What is Guide Dogs for the Blind, and what services do they provide? Guide Dogs for the Blind provides enhanced mobility to qualified individuals who are blind or visually impaired, through partnership with dogs whose unique skills are developed and nurtured by dedicated volunteers and a professional staff. Established in 1942, Guide Dogs for the Blind continues its dedication to quality student training services and extensive life-long follow-up support for graduates. The programs are made possible through the teamwork of staff, volunteers and generous donors. Services are provided to people from the United States and Canada at no cost to them. There is no age limit for services, and travel to and from the campuses is also free. This organization has more than 1000 volunteers. About 10,000 people in the United States and Canada have Guide Dogs.

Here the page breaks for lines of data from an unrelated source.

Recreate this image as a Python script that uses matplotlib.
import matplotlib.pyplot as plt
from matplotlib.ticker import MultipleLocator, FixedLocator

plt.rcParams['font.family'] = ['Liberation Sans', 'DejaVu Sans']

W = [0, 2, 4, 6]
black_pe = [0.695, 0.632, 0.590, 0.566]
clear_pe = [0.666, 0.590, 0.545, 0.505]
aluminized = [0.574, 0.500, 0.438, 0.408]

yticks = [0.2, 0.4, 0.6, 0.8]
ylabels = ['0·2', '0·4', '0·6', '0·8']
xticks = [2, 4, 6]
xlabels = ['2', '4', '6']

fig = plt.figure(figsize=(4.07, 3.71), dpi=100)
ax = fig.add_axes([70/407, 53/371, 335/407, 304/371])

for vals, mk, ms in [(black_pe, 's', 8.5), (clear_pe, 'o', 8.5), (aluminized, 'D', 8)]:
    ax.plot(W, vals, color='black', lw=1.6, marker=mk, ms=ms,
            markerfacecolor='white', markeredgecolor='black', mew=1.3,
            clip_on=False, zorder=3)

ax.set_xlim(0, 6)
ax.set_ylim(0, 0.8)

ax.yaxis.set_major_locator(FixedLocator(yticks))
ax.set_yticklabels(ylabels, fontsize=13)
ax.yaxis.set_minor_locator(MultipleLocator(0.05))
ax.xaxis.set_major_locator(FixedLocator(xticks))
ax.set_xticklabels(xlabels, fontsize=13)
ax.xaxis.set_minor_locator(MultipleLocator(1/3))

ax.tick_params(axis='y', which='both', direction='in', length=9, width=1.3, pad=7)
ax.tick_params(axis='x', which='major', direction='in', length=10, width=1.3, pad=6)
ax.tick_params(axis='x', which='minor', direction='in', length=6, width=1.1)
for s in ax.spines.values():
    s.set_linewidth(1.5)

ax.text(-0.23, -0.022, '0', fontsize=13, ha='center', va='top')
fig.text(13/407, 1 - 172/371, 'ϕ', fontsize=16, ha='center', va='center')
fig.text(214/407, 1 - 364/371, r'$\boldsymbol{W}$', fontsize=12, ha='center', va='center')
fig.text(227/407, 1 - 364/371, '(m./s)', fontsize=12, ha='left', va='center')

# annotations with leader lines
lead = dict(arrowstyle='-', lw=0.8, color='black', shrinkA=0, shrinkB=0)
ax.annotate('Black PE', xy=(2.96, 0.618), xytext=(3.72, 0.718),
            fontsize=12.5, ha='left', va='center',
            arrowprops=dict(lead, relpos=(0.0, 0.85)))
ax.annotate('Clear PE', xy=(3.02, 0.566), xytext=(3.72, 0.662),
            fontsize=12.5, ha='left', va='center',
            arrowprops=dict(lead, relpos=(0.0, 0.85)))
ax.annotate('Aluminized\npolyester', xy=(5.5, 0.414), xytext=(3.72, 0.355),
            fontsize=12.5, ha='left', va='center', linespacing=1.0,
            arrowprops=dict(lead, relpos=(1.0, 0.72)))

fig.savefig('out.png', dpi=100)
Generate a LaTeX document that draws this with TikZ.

The training program is started almost at birth, and is lovingly referred to as a life-long process. The dogs begin to learn house manners and obedience at 6-8 weeks of age. Formal guidework training starts at 15-18 months, and lasts for 4-5 months. At about 1.5 years of age, the canines are paired with their human companions. The duo train together for 2-4 weeks. The training is then more personalized for each situation; and the Guide Dogs organization is there for support each step of the way. Currently there are ten accredited training schools in the United States.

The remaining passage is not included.